Institutional Insights: TS Lombard On SP500 & Volatility Events

Analysts at TS Lombard compare the recent volatility spike and the impact on markets

'Where do we go from here, and what does it all mean for asset allocators? Our view is that unless we get a US recession, the recent market rout will eventually blow off. But how long will volatility last? Also, are we sure a recession is not on the horizon?

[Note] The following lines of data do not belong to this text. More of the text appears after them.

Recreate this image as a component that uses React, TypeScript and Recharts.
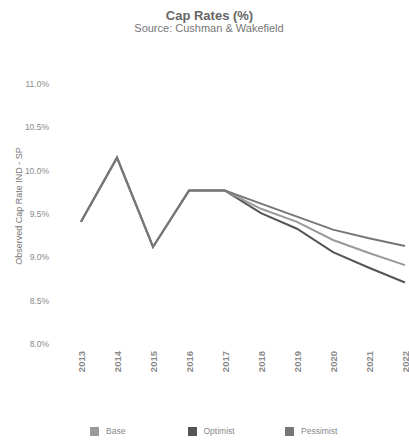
import React from "react";
import { LineChart, Line, XAxis, YAxis, Legend } from "recharts";

const years = ["2013", "2014", "2015", "2016", "2017", "2018", "2019", "2020", "2021", "2022"];
const base = [9.41, 10.15, 9.12, 9.77, 9.77, 9.56, 9.41, 9.2, 9.05, 8.91];
const optimist = [9.41, 10.15, 9.12, 9.77, 9.77, 9.51, 9.33, 9.06, 8.88, 8.71];
const pessimist = [9.41, 10.15, 9.12, 9.77, 9.77, 9.62, 9.47, 9.32, 9.22, 9.13];
const yTicks = [8, 8.5, 9, 9.5, 10, 10.5, 11];

const seriesNames = ["Base", "Optimist", "Pessimist"];
const seriesColors = ["#9a9a9a", "#555555", "#777777"];

const data = years.map((y, i) => ({
  year: y,
  Base: base[i],
  Optimist: optimist[i],
  Pessimist: pessimist[i],
}));

const FONT = "'Liberation Sans', Arial, sans-serif";

const XTick = (props: any) => {
  const { x, y, payload } = props;
  return (
    <text
      x={x}
      y={y}
      transform={`rotate(-90 ${x} ${y})`}
      textAnchor="end"
      dominantBaseline="central"
      fontSize={9.5}
      fontWeight="bold"
      fill="#8a8a8a"
      fontFamily={FONT}
    >
      {payload.value}
    </text>
  );
};

const YLabel = (props: any) => {
  const vb = props.viewBox || {};
  const cx = 19;
  const cy = (vb.y ?? 0) + (vb.height ?? 0) / 2 - 8;
  return (
    <text
      x={cx}
      y={cy}
      transform={`rotate(-90 ${cx} ${cy})`}
      textAnchor="middle"
      dominantBaseline="central"
      fontSize={9}
      fill="#777"
      fontFamily={FONT}
    >
      Observed Cap Rate IND - SP
    </text>
  );
};

const LegendContent = () => (
  <div style={{ position: "relative", height: 14, fontFamily: FONT }}>
    {seriesNames.map((n, i) => (
      <div
        key={n}
        style={{
          position: "absolute",
          left: 90 + i * 97.5,
          top: 0,
          display: "flex",
          alignItems: "center",
          height: 12,
        }}
      >
        <span
          style={{
            display: "inline-block",
            width: 9,
            height: 9,
            background: seriesColors[i],
            marginRight: 7,
          }}
        />
        <span style={{ fontSize: 8.5, color: "#888" }}>{n}</span>
      </div>
    ))}
  </div>
);

export default function App() {
  return (
    <div style={{ position: "absolute", left: 0, top: 0, width: 409, height: 444, background: "#fff" }}>
      <div
        style={{
          position: "absolute",
          top: 8,
          left: 0,
          width: 419,
          textAlign: "center",
          fontFamily: FONT,
          fontWeight: "bold",
          fontSize: 13,
          color: "#666",
          lineHeight: "15px",
        }}
      >
        Cap Rates (%)
      </div>
      <div
        style={{
          position: "absolute",
          top: 22,
          left: 0,
          width: 418,
          textAlign: "center",
          fontFamily: FONT,
          fontSize: 11,
          color: "#777",
          lineHeight: "13px",
        }}
      >
        Source: Cushman &amp; Wakefield
      </div>
      <LineChart
        width={409}
        height={444}
        data={data}
        margin={{ top: 84, right: 4, left: 0, bottom: 0 }}
      >
        <XAxis
          dataKey="year"
          axisLine={false}
          tickLine={false}
          tick={<XTick />}
          tickSize={0}
          tickMargin={7}
          height={86}
          interval={0}
          padding={{ left: 0, right: 0 }}
        />
        <YAxis
          domain={[8, 11]}
          ticks={yTicks}
          axisLine={false}
          tickLine={false}
          width={81}
          tickSize={0}
          tickMargin={32}
          tickFormatter={(v: number) => `${v.toFixed(1)}%`}
          tick={{ fontSize: 8.5, fill: "#8a8a8a", fontFamily: FONT }}
          label={<YLabel />}
        />
        <Legend
          verticalAlign="bottom"
          content={<LegendContent />}
          wrapperStyle={{ bottom: 5, left: 0, width: 409 }}
        />
        <Line dataKey="Optimist" stroke={seriesColors[1]} strokeWidth={2} dot={false} isAnimationActive={false} />
        <Line dataKey="Base" stroke={seriesColors[0]} strokeWidth={2} dot={false} isAnimationActive={false} />
        <Line dataKey="Pessimist" stroke={seriesColors[2]} strokeWidth={2} dot={false} isAnimationActive={false} />
      </LineChart>
    </div>
  );
}
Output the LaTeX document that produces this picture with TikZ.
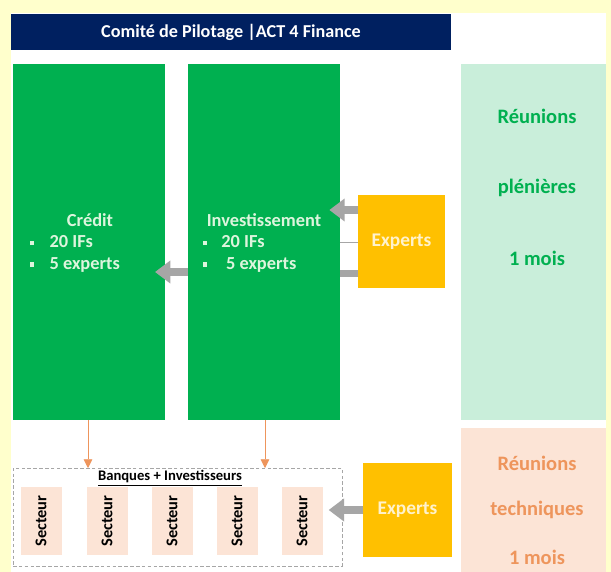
\documentclass[tikz,border=0pt]{standalone}
\usepackage{fontspec}
\setmainfont{Carlito}
\usetikzlibrary{arrows.meta}

\definecolor{pagebg}{HTML}{FFFFCC}
\definecolor{navy}{HTML}{002060}
\definecolor{actgreen}{HTML}{00B050}
\definecolor{mintbg}{HTML}{C9EEDA}
\definecolor{peachbg}{HTML}{FCE4D6}
\definecolor{amber}{HTML}{FFC000}
\definecolor{softgray}{HTML}{A6A6A6}
\definecolor{rust}{HTML}{EE955C}
\definecolor{palegreen}{HTML}{DDF5DD}
\definecolor{cream}{HTML}{FFF2CC}

\tikzset{
  box/.style={inner sep=0pt, outer sep=0pt, font=\bfseries},
  greenbox/.style={box, fill=actgreen},
  expertbox/.style={box, fill=amber, text=cream, font=\bfseries\fontsize{16.5}{18}\selectfont},
  sectorbox/.style={box, fill=peachbg, minimum width={41*0.3mm}, minimum height={68*0.3mm}},
  boxtext/.style={text=palegreen, font=\bfseries\fontsize{15.7}{18}\selectfont, inner sep=0pt},
  sidetext/.style={font=\bfseries\fontsize{17.5}{20}\selectfont, inner sep=0pt},
  grayarrow/.style={draw=softgray, line width={8*0.3mm}, -{Triangle[length=4.6mm, width=6.6mm]}},
  orangearrow/.style={draw=rust, line width=0.5pt, -{Triangle[length=2.6mm, width=2.6mm]}}
}
\newcommand{\sqb}{\rule[2.5pt]{3.5pt}{3.5pt}}

\begin{document}
\begin{tikzpicture}[x=0.3mm, y=-0.3mm]

\fill[pagebg] (0,0) rectangle (611,572);
\useasboundingbox (0,0) rectangle (611,572);
\fill[white] (11,13) rectangle (606,572);

% title bar
\node[box, fill=navy, text=white, minimum width={440*0.3mm}, minimum height={36*0.3mm},
  font=\bfseries\fontsize{15.5}{18}\selectfont] (title) at (231,32) {Comité de Pilotage |ACT 4 Finance};

% main blocks
\node[greenbox, minimum width={152*0.3mm}, minimum height={356*0.3mm}] (credit) at (89,242) {};
\node[greenbox, minimum width={152*0.3mm}, minimum height={356*0.3mm}] (invest) at (264,242) {};
\node[box, fill=mintbg, minimum width={145*0.3mm}, minimum height={356*0.3mm}] (pleniere) at (533.5,242) {};
\node[box, fill=peachbg, minimum width={145*0.3mm}, minimum height={144*0.3mm}] (technique) at (533.5,500) {};

\node[boxtext] (creditlbl) at (90,220) {Crédit};
\node[boxtext, anchor=west] (creditif) at (30,242) {\sqb\hspace{13pt}20 IFs};
\node[boxtext, anchor=west] (creditexp) at (30,265) {\sqb\hspace{13pt}5 experts};
\node[boxtext] (investlbl) at (264,220) {Investissement};
\node[boxtext, anchor=west] (investif) at (203,242) {\sqb\hspace{12pt}20 IFs};
\node[boxtext, anchor=west] (investexp) at (203,265) {\sqb\hspace{16pt}5 experts};

\node[sidetext, text=actgreen] (plen1) at (537,116) {Réunions};
\node[sidetext, text=actgreen] (plen2) at (537,188) {plénières};
\node[sidetext, text=actgreen] (plen3) at (537,258) {1 mois};
\node[sidetext, text=rust] (tech1) at (537,463) {Réunions};
\node[sidetext, text=rust] (tech2) at (537,510) {techniques};
\node[sidetext, text=rust] (tech3) at (537,557) {1 mois};

% experts
\node[expertbox, minimum width={87*0.3mm}, minimum height={93*0.3mm}] (exptop) at (401.5,241.5) {Experts};
\node[expertbox, minimum width={89*0.3mm}, minimum height={94*0.3mm}] (expbot) at (407.5,510) {Experts};

% banques + investisseurs
\node[box, draw=softgray, densely dashed, line width=0.6pt, minimum width={329*0.3mm}, minimum height={98*0.3mm}] (banques) at (177.5,517) {};
\node[inner sep=0pt, font=\bfseries\fontsize{12.5}{14}\selectfont] (banqueslbl) at (170,478) {\underline{Banques + Investisseurs}};
\foreach \sx [count=\i] in {41,107,172,237,302}
  \node[sectorbox] (sect\i) at (\sx,521) {\rotatebox{90}{\fontsize{14}{16}\selectfont\bfseries Secteur}};

% arrows
\draw[grayarrow, shorten >=-3.2mm] (exptop.west |- 0,210) -- (invest.east |- 0,210);
\draw[draw=softgray, line width=0.6pt] (exptop.west |- 0,242) -- (invest.east |- 0,242);
\draw[draw=softgray, line width={7*0.3mm}] (exptop.west |- 0,274) -- (invest.east |- 0,274);
\draw[grayarrow, shorten >=-3mm] (invest.west |- 0,272) -- (credit.east |- 0,272);
\draw[grayarrow, shorten >=-4mm] (expbot.west) -- (banques.east |- expbot.west);
\draw[orangearrow] (credit.south -| 88,0) -- (banques.north -| 88,0);
\draw[orangearrow] (invest.south -| 265,0) -- (banques.north -| 265,0);

\end{tikzpicture}
\end{document}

We think the Fed has the tools to stave off a recession. We can hear the objection – central banks always cut too late, and they are behind the curve already. But unlike in a ‘typical’ economic cycle, there are no obvious excesses to correct in the US economy – and especially no debt excesses. In fact, there still is an excess of liquidity that could rotate into risk assets if real rates become unappealing. In other words, the Fed has the right tools this time – it just needs to use them, and use them aggressively. A recession could develop by year end if Powell hesitates

Even if there is no recession, volatility in markets can last for a while. Our analysis of past volatility bouts shows that equities take 4-5 weeks, on average, before a sustained recovery begins. Markets tend to rebound on oversold conditions such as the current ones, but investors often sell into that strength, which can lead to a relapse. This is what happened, for instance, in 2018, an episode that bears strong similarities to the current one

Active investors can probably take advantage of these market patterns over the next few weeks. Asset allocators, however, should probably wait for more clarity before switching to an exceedingly defensive stance. As Steve Blitz pointed out many times, recession is not an option for the Fed, and we should expect a response if markets failed to stabilize. Things would likely have to get worse before they get better, but getting the timing right may be impossible for all but the nimblest investors."